Have a great weekend (and a happy new year.)

Boxing Day–Delayed Gratification (certain Jehovah’s Witnesses)

December 26, 2011

Not From a Creche

And then there was the old English couple who became Jehovah’s Witnesses–he, because Jehovah, plus butter rum life savers, plus two Witnesses who walked him and his dog up the block a couple of times a day, helped him quit smoking; she, because after sixty years of marriage, they did everything together.

But Christmas (not celebrated by Witnesses) was almost harder to give up than nicotine.  If you’d grown up in London during the 30’s, if you’d made it through the Blitz, goose fat and beef lard (and all the ritual dishes involving them) were high in your gastronomic pantheon.

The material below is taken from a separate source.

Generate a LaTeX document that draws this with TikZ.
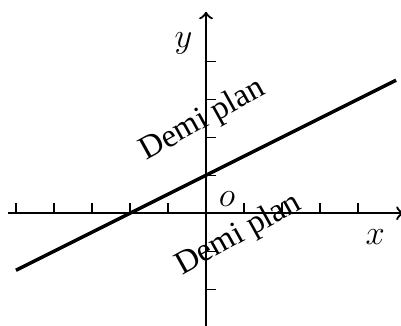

Though it wasn’t the food that was the problem.  It was the want of ruddy-cheeked cheer, the cow-eyed Creche, the Crackers! (With their snap and crackle and little funny toys.)  The bean in the Christmas Cake, and, even more, the weeks of deciding what this one or that one would like–the special scarf, the purse on sale, the mince tarts baked and packaged–the wrapping!

All solved by the expedience of Boxing Day.  Crackers a day delayed were no longer “Christmas” Crackers.  Roast Goose was just, well, roast goose; Christmas Cake, fruit cake; and presents?   Tokens of appreciation.  (With no relationship to Christmas at all.)

And wasn’t that what Boxing Day was all about anyway?